Onde quer que se encontre, acredito que agora está melhor. Pois trilhou o caminho reto e deixou atrás de si um rastro de amor e bondade. Viveu em um tempo traumatizado por guerras quentes, com milhões de mortes e incontáveis sacrifícios: a Segunda Guerra Mundial, as guerras de libertação nacional da Ásia e da África, as guerras do Oriente Médio. Viveu também em um tempo aterrorizado pela “Guerra Fria”, com a manipulação das consciências pela propaganda ideológica e a chantagem nuclear das duas superpotências. Em cada situação concreta, posicionou-se do lado que lhe pareceu o mais justo, em busca da luz do final do túnel.

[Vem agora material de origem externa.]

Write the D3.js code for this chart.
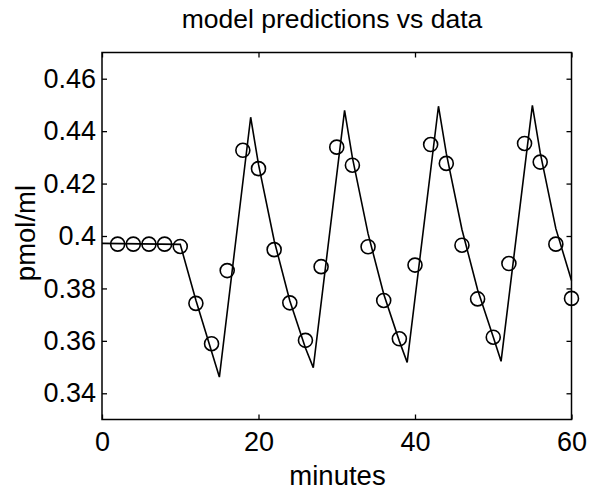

Com o passar dos anos, seu pensamento se matizou, se nuançou, podendo reconhecer, além do preto e do branco, uma infinita paleta de cores. Transitando da perspectiva ideológica para a ontológica, seus olhos buscaram ir além do horizonte do tempo, para contemplar a paisagem da eternidade. Embora gozasse de boa saúde, ele sabia, em algum recesso obscuro de sua consciência, que estava para morrer. E fez suas preparações. Eu o acompanhei em uma última viagem a Minas Gerais, onde foi pagar uma antiga promessa e tentar promover a paz e a concórdia entre dois irmãos que haviam brigado.

Foi tão súbita sua morte que cheguei a duvidar dela. Eu havia almoçado com ele naquele dia e sua saúde parecia perfeita. Poucas horas depois, meu cunhado me ligou, comunicando a notícia infeliz. Durante o velório, o rosto de meu pai manifestava tanto viço que, apesar de adulto e de me pautar, até demais, pela razão, comecei a fantasiar que ele ainda poderia estar vivo, e, a qualquer momento, abriria as pálpebras e voltaria a respirar. Anos mais tarde eu li que essas fantasias realmente são produzidas por pessoas que sofrem uma perda repentina. Somente na manhã do dia seguinte, quando alguns sinais inequívocos da morte física se fizeram notar, foi que reconheci o que não podia mais ser ocultado.

Sofri a dor dessa perda em todas as células do meu corpo. Depois me acalmei. E, durante um ano, mais ou menos, sonhei quase todas as noites com ele. Eram sonhos leves, sem nada que pudesse suscitar o medo ou o pesar. Às vezes, durante o sonho, eu me surpreendia com sua presença, e falava: “Mas você não morreu? O que está fazendo aqui?” Ele não dizia nada, apenas me olhava, e sorria. Foi, para mim, um período de intensa elaboração interior. E também exterior, pois, poucos meses depois da morte de meu pai, minha primeira filha nasceu.

Passado aquele ano, os sonhos cessaram. Ficou apenas uma memória calma e suave, que a recordação de uma palavra ou de um gesto às vezes reaviva.